As Angie defends herself, Britani (Bronwyn’s best friend of three minutes) jumps in to defend her girl, slamming Mean-gie for her dramatics. Britani is so upset that Angie slut shamed her earlier and wants to stand up for Bronwyn and all the victims of her Greek wrath.

Bronwyn immediately dislodges herself from this blossoming friendship to dish to Angie that Britani actually called Angie a slut, too. Poor Britani. Her naivete is used against her each and every week. She’s simply soiled by her heart of gold and inability to see anything but the positive.

Bronwyn is so deliciously evil in ways that will horrify us for the next few years, lacking the ability to even understand what situational loyalty could buy her. She would excel as the killer in a whodunit. There’s something very Rebecca Gayheart in Urban Legend about her. There, that’s a non-Housewives reference.

This smoke bomb gives Bronwyn an easy escape, shifting the focus onto Britani vs. Angie as conflict consumes the group from all ends. Angie spouts some hair theory, accusing Britani of sluttiness for her bump-it look. What exactly is “high body count hair,” you may wonder? Surely, some red pill podcast has dished on that by now. What’s that Brianna Chickenfry girl talking about if not that?

The line of attack is so absurd that most would laugh it off, but Britani freaks out and runs off crying, forcing Meredith’s monotonous kids to console her. Angie’s disposition shift when she finds out Britani’s actually in tears is just hilarious. She’s never hit someone hard enough to make it hurt before. Angie almost can’t believe it.

“Don’t let her hurt your feelings. But you know what? You do need Kerastase Thermique,” Lisa tells Britani. I don’t know a kinder woman, nor a better saleswoman. That’s how you do in-universe advertisements.

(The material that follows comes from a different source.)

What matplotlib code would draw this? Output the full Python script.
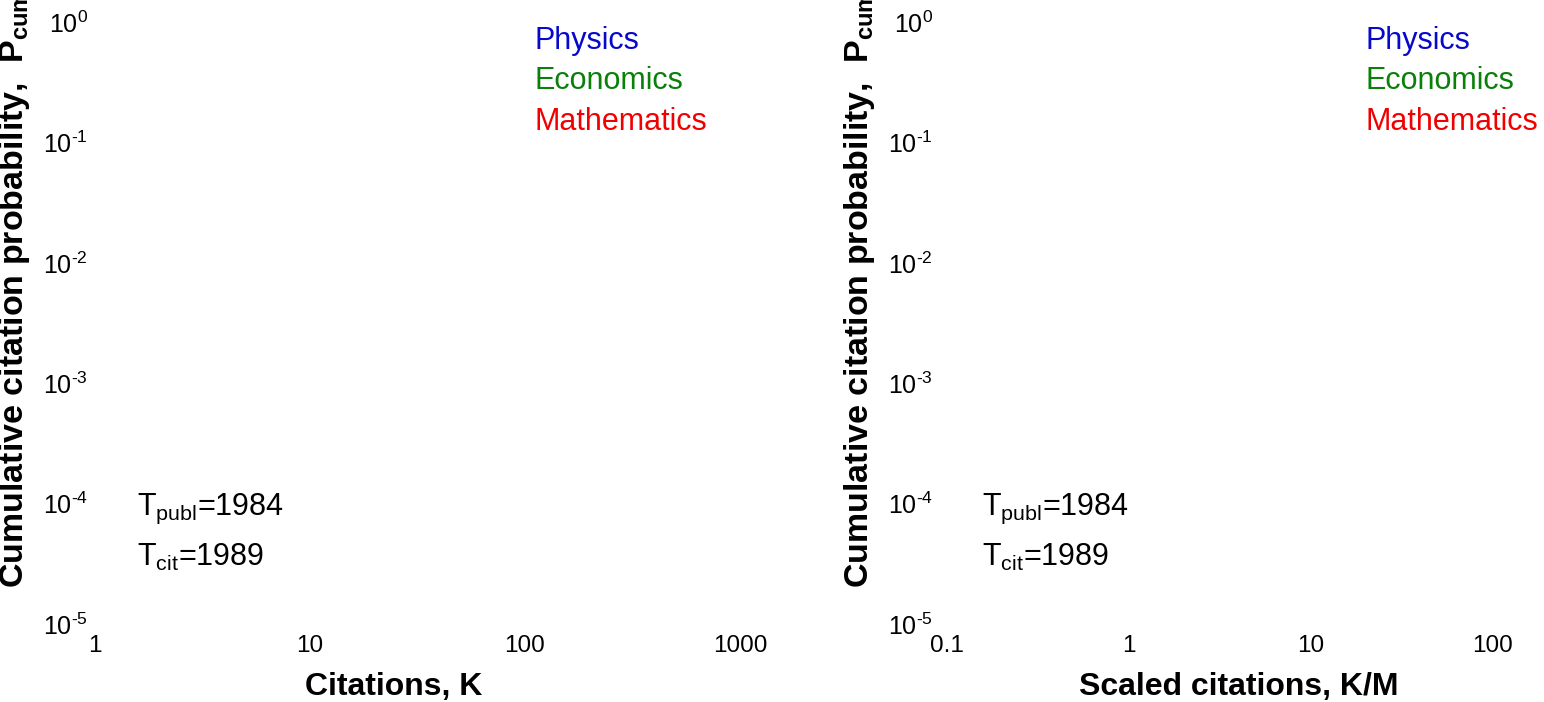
import matplotlib
matplotlib.use("Agg")
import matplotlib.pyplot as plt
from matplotlib.ticker import FixedLocator, FixedFormatter, NullLocator

plt.rcParams['font.family'] = ['Liberation Sans', 'DejaVu Sans']
plt.rcParams['mathtext.fontset'] = 'custom'
plt.rcParams['mathtext.rm'] = 'Liberation Sans'
plt.rcParams['mathtext.it'] = 'Liberation Sans:italic'
plt.rcParams['mathtext.bf'] = 'Liberation Sans:bold'
plt.rcParams['axes.unicode_minus'] = False

# データ (グラフ中に系列は描かれていない、ラベルのみ)
fields = ["Physics", "Economics", "Mathematics"]
field_colors = ["#0808CC", "#0A800A", "#F00000"]

yticks = [1e-5, 1e-4, 1e-3, 1e-2, 1e-1, 1e0]
ytick_labels = [r"$10^{\text{-5}}$", r"$10^{\text{-4}}$", r"$10^{\text{-3}}$",
                r"$10^{\text{-2}}$", r"$10^{\text{-1}}$", r"$10^{\text{0}}$"]

xticks_raw = [1, 10, 100, 1000]
xtick_labels_raw = ["1", "10", "100", "1000"]
xticks_scaled = [0.1, 1, 10, 100]
xtick_labels_scaled = ["0.1", "1", "10", "100"]

t_publ = 1984
t_cit = 1989

ylabel = r"Cumulative citation probability,  P$_{\mathbf{cum}}$"


def setup_axes(ax, xticks, xlabels, xlabel, ypad, xlab_x, ylab_x):
    """対数軸の設定 (枠線・目盛り線なし)"""
    ax.set_xscale("log")
    ax.set_yscale("log")
    ax.set_xlim(xticks[0], xticks[-1])
    ax.set_ylim(yticks[0], yticks[-1])
    for s in ax.spines.values():
        s.set_visible(False)
    ax.xaxis.set_major_locator(FixedLocator(xticks))
    ax.xaxis.set_major_formatter(FixedFormatter(xlabels))
    ax.yaxis.set_major_locator(FixedLocator(yticks))
    ax.yaxis.set_major_formatter(FixedFormatter(ytick_labels))
    ax.xaxis.set_minor_locator(NullLocator())
    ax.yaxis.set_minor_locator(NullLocator())
    ax.tick_params(axis="x", length=0, pad=8, labelsize=17.5)
    ax.tick_params(axis="y", length=0, pad=ypad, labelsize=18)
    ax.set_xlabel(xlabel, fontsize=23, fontweight="bold")
    ax.xaxis.set_label_coords(xlab_x, -0.08)
    ax.set_ylabel(ylabel, fontsize=24.5, fontweight="bold", loc="bottom")
    ax.yaxis.set_label_coords(ylab_x, 0.06)


def annotate(ax, fx):
    for i, (name, c) in enumerate(zip(fields, field_colors)):
        ax.text(fx, 0.955 - 0.067 * i, name, color=c, fontsize=22,
                transform=ax.transAxes, va="baseline", ha="left")
    ax.text(0.065, 0.181, r"T$_{\rm publ}$=%d" % t_publ, fontsize=22,
            transform=ax.transAxes, va="baseline", ha="left")
    ax.text(0.065, 0.096, r"T$_{\rm cit}$=%d" % t_cit, fontsize=22,
            transform=ax.transAxes, va="baseline", ha="left")


fig = plt.figure(figsize=(15.44, 7.02), dpi=100)
ax1 = fig.add_axes([95 / 1544, 78 / 702, 645 / 1544, 602 / 702])
ax2 = fig.add_axes([947 / 1544, 78 / 702, 546 / 1544, 602 / 702])

setup_axes(ax1, xticks_raw, xtick_labels_raw, "Citations, K", 5, 0.4636, -0.097)
setup_axes(ax2, xticks_scaled, xtick_labels_scaled, "Scaled citations, K/M", 10, 0.535, -0.128)
annotate(ax1, 0.682)
annotate(ax2, 0.766)

fig.savefig("out.png", dpi=100)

Verklempt by this vile display, Meredith consoles poor Britani, before admonishing Angie. Immediately, she sheds her newly anointed spiritual veneer to adorn her monstrous exterior, demanding Angie to leave the party.

Security arrives to save the day, but classy queen Angie escorts herself out of the party while throwing Britani’s coat on the floor and calling Meredith a “classless b---hes .” What a star-making turn. Imagine telling a Season 3 viewer that Angie would not only get center snowflake two years later, but earn it through a series of fights that she somehow comes out on top of? You know what, they should believe it, given she’s been a diva since day one. Stangies never stop winning.

Next week, the stakes rise once again, as the cast trip to Puerto Vallarta commences with a fatal fallout between Bronwyn and Lisa over rooming assignments, while Lisa vs. Angie resumes after a two-week detente. These women simply live to serve.